- [EXERCISE INPUT]
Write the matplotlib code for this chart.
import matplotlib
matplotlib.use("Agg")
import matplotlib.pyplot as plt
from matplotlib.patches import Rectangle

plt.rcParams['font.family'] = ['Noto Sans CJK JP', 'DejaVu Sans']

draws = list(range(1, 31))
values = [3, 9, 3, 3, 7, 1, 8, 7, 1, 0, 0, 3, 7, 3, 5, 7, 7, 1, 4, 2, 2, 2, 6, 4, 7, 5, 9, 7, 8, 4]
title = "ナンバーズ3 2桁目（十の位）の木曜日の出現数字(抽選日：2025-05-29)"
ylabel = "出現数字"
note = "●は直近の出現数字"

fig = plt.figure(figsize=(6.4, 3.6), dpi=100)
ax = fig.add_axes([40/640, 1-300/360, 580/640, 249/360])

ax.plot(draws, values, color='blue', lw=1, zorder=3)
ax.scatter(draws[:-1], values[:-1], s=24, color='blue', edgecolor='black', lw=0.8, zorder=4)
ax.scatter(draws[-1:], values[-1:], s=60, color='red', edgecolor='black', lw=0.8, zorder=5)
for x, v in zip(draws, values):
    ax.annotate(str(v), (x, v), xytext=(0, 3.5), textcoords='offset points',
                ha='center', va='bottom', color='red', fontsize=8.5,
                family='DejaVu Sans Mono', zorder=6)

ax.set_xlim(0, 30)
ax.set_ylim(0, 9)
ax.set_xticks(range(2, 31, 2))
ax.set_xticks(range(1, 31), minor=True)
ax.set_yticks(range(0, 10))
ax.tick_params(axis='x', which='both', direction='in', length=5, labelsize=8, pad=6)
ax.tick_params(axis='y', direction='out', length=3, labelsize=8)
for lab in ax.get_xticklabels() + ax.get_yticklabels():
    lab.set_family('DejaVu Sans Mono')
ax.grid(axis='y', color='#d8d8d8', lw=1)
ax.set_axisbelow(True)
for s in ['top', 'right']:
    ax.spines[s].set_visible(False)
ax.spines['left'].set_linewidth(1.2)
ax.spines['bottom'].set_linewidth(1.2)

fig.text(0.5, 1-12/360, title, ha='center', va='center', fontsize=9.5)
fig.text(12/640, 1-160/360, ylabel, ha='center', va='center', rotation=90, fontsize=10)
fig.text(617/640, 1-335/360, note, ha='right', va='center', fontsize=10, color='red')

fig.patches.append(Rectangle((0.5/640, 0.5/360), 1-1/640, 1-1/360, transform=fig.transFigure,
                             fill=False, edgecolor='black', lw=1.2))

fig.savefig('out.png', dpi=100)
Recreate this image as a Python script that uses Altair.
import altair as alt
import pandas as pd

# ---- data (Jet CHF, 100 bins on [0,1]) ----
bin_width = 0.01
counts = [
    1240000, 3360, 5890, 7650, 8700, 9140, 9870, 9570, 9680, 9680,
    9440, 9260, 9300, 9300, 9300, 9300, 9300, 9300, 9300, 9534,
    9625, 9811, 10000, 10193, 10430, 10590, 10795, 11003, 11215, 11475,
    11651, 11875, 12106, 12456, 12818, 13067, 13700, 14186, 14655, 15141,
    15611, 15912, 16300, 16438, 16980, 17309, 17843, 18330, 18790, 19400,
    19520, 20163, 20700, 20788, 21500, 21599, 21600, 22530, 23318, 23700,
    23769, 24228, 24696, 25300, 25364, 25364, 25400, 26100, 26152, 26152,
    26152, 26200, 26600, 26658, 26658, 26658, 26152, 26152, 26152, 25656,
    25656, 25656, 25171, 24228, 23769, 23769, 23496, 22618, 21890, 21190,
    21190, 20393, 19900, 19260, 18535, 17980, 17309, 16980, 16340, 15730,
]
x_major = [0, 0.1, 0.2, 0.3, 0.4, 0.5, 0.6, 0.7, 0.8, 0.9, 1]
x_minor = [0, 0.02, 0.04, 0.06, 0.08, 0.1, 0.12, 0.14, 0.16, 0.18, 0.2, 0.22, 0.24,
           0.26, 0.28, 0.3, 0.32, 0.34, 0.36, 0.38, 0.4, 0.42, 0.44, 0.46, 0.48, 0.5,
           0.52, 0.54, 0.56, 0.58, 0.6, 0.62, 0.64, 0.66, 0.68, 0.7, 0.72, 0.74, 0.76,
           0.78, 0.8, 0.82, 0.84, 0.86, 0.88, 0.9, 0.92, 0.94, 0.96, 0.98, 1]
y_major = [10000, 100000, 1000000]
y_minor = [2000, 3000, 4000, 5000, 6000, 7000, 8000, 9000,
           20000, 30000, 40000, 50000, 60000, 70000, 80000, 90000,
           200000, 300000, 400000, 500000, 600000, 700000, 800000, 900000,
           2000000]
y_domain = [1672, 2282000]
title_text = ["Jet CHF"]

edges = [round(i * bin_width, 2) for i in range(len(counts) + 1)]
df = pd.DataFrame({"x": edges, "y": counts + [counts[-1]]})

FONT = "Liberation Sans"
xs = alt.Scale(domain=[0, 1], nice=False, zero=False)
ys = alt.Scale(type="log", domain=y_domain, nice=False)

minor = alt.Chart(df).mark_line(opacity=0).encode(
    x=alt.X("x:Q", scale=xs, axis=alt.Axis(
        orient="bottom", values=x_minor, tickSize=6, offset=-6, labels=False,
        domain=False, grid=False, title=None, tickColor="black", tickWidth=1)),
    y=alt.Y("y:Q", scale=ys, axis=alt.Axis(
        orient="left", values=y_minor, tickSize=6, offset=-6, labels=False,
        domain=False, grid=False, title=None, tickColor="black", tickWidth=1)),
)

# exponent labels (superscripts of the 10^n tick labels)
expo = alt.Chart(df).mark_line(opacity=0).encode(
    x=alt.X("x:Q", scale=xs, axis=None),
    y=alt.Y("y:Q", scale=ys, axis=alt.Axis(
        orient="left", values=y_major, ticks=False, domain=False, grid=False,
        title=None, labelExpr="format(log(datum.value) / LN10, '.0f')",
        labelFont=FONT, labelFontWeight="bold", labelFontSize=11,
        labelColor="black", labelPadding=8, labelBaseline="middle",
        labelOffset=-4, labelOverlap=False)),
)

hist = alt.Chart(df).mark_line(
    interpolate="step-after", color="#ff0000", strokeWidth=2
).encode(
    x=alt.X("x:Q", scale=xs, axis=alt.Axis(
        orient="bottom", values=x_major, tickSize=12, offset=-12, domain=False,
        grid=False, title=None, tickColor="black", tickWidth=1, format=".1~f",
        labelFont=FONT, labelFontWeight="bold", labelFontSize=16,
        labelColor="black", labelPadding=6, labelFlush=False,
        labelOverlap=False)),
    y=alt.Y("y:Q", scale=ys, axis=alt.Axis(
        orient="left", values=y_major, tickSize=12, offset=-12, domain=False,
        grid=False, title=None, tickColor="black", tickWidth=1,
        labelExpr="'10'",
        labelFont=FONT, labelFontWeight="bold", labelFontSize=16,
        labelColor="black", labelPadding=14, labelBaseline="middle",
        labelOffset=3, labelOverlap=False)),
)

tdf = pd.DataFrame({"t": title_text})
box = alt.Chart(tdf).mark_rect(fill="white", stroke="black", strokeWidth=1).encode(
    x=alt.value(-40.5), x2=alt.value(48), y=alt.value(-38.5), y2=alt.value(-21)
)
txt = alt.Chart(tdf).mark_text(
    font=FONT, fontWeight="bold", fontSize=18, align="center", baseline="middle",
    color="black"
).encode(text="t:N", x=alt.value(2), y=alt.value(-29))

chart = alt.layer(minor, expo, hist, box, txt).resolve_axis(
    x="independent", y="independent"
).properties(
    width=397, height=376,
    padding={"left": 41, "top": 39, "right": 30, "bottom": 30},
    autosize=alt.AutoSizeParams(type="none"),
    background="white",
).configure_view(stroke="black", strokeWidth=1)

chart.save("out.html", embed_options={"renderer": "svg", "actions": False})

==

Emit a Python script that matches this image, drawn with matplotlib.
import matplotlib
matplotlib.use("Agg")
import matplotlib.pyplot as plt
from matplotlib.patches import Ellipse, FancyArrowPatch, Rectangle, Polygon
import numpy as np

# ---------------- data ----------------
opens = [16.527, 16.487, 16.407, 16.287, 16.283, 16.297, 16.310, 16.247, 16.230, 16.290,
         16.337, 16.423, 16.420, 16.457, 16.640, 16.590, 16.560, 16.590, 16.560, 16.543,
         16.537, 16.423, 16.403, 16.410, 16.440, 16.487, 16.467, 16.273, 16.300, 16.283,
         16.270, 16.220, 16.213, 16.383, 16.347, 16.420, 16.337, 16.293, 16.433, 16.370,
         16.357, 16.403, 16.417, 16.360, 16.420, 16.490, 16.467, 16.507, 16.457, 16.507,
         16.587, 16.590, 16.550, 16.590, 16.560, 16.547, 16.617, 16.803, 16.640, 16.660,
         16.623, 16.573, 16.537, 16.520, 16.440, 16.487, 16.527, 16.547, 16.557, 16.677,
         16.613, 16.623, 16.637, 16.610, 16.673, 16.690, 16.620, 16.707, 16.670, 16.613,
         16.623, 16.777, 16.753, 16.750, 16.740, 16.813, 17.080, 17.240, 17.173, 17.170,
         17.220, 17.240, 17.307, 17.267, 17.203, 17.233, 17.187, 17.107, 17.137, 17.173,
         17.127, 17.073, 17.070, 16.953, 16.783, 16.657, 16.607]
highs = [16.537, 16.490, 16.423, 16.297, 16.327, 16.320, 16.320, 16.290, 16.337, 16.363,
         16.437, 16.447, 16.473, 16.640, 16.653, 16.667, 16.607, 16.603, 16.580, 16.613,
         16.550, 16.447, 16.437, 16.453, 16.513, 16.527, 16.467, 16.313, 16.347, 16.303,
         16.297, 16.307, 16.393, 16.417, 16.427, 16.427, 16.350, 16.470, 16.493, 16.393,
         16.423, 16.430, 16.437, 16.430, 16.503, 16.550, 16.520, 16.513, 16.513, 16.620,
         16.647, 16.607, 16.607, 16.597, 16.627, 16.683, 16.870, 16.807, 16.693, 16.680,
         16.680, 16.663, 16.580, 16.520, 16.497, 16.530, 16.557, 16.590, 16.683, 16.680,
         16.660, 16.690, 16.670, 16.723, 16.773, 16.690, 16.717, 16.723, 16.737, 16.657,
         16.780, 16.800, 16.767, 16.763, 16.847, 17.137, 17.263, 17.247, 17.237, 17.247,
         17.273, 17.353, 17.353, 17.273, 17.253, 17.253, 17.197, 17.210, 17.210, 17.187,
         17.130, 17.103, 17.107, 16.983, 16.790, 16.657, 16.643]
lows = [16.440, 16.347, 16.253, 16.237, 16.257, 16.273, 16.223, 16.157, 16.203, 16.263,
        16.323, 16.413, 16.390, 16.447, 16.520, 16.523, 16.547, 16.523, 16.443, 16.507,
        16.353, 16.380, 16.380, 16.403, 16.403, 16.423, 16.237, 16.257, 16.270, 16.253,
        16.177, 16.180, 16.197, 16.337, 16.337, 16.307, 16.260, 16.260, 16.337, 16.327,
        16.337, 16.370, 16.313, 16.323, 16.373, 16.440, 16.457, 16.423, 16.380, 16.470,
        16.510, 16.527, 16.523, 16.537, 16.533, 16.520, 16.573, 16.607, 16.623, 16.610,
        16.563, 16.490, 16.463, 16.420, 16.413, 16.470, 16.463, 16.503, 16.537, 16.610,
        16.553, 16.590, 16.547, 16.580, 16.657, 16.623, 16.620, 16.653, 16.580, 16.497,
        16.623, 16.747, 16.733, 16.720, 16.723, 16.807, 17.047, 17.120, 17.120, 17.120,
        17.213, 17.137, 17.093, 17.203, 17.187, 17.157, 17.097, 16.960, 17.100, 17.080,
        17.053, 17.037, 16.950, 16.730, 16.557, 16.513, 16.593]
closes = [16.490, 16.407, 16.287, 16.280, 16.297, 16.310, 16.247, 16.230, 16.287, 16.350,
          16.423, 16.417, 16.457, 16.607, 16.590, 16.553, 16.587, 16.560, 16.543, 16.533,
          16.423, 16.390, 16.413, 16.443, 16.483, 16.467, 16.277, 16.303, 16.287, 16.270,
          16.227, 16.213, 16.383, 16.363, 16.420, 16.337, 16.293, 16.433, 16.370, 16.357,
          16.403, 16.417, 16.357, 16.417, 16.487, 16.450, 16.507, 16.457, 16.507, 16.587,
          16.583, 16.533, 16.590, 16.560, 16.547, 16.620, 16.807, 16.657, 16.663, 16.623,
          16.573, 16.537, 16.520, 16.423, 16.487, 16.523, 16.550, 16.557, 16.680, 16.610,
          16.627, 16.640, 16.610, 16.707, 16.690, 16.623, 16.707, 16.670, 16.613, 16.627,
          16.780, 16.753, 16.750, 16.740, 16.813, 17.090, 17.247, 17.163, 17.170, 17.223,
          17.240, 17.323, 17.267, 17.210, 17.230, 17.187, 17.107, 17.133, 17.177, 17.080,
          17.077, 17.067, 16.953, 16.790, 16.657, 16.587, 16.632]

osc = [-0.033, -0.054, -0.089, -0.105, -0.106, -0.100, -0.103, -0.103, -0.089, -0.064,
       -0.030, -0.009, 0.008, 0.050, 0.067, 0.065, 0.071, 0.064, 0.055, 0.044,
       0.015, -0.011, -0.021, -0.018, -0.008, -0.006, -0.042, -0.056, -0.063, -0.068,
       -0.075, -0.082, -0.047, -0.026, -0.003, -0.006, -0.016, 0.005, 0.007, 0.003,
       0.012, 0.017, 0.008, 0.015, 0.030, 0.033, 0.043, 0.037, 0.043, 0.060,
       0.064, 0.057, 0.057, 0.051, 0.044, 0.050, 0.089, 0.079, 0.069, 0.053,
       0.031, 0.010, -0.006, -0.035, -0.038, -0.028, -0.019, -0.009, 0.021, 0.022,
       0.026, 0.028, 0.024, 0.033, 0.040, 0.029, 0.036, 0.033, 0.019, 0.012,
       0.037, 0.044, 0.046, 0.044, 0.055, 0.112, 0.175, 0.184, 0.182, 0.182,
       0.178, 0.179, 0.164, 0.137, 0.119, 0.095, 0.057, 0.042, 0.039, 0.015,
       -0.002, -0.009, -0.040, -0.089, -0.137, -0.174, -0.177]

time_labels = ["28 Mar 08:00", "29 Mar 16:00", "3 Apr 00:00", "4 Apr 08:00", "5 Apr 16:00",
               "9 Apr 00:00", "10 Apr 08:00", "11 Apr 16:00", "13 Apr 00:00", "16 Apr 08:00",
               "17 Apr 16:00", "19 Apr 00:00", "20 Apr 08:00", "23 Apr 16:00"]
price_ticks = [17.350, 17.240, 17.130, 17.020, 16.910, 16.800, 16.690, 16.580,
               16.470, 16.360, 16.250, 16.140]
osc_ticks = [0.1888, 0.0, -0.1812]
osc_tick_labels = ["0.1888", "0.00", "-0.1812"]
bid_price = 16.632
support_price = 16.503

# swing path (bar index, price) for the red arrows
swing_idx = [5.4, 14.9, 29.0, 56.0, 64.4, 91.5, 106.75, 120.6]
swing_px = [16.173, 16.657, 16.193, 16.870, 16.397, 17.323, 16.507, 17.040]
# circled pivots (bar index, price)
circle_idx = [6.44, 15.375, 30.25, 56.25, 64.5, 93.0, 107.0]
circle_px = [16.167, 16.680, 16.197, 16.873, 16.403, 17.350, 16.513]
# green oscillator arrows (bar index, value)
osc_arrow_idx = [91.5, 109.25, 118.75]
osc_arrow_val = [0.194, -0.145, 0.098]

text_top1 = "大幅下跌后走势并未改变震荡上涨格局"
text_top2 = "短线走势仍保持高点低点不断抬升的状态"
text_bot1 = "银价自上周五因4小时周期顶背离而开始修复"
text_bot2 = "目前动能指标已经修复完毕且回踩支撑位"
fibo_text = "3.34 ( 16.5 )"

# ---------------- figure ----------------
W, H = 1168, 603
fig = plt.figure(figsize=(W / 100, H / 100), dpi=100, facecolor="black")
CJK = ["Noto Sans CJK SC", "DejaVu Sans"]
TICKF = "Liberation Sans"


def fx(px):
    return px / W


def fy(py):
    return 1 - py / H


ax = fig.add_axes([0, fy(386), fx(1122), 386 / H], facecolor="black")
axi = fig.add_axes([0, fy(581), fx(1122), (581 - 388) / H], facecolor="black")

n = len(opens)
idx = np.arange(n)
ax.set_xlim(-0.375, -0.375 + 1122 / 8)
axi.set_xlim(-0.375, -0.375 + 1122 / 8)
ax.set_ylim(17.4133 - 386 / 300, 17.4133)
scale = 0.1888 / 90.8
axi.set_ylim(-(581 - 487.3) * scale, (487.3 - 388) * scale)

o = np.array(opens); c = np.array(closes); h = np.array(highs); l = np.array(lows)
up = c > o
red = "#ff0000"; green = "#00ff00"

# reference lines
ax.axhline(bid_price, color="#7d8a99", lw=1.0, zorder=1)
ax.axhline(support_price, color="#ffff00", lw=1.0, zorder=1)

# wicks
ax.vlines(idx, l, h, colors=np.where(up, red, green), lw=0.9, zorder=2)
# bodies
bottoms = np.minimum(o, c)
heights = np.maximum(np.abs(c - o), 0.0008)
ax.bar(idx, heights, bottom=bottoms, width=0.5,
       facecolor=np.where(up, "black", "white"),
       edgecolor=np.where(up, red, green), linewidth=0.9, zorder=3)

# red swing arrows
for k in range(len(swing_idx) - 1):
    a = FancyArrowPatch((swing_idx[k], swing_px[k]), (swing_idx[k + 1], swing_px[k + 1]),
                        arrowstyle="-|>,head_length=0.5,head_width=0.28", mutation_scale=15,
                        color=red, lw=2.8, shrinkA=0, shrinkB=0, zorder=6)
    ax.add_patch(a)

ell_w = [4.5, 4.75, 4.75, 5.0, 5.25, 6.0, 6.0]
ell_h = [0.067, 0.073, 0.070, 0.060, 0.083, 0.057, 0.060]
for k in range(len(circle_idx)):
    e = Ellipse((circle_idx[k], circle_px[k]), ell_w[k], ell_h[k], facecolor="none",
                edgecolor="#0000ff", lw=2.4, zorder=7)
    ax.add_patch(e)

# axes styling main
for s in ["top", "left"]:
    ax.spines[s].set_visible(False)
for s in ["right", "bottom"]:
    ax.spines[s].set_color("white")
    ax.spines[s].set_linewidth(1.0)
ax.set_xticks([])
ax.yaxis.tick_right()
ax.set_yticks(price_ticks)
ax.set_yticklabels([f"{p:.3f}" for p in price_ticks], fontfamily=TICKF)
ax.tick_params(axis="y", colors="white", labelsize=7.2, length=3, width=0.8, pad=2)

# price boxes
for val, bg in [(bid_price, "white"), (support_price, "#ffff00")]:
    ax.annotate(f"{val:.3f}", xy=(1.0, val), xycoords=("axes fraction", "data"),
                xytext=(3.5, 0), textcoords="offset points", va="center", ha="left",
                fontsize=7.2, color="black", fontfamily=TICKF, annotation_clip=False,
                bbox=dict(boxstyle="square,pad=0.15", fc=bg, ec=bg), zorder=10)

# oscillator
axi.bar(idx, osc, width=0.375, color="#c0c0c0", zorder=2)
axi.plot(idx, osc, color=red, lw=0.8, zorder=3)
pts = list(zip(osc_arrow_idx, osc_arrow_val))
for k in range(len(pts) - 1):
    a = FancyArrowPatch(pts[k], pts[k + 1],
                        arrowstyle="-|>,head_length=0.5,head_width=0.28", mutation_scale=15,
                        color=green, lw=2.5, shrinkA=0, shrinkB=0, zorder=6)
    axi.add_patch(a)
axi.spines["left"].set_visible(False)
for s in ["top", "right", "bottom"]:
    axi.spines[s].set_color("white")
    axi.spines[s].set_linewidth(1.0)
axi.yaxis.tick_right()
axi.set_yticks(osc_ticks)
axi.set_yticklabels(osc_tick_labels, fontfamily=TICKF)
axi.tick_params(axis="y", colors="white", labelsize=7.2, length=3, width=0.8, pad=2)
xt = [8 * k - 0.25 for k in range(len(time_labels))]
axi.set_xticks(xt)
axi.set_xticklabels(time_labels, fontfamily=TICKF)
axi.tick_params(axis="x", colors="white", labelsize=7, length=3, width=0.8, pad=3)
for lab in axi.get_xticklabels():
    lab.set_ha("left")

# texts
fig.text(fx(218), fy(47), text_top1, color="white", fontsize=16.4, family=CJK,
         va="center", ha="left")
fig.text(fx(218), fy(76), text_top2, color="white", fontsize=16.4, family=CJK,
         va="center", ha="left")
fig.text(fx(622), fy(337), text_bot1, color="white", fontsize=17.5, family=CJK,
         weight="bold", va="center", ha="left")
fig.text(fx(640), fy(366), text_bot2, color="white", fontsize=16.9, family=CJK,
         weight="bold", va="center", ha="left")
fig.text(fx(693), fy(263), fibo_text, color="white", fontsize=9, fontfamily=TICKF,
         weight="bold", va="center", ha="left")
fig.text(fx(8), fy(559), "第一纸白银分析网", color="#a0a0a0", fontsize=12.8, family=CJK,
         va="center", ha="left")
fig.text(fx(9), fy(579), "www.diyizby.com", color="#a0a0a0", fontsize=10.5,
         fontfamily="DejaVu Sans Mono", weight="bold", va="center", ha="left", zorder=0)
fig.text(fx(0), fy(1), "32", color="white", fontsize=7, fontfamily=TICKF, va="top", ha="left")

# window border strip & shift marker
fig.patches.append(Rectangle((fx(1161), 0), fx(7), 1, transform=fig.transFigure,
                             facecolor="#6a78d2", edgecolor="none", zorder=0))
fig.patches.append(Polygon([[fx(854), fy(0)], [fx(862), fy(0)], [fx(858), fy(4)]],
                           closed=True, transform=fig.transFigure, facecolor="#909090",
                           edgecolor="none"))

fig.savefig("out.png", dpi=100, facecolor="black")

- [SET EXERCISE]
Using the entries shown above, reproduce verbatim the lines from the line bearing "Recreate this image" to the line bearing "import pandas as pd", inclusive.

- [RESPONSE]
Recreate this image as a Python script that uses Altair.
import altair as alt
import pandas as pd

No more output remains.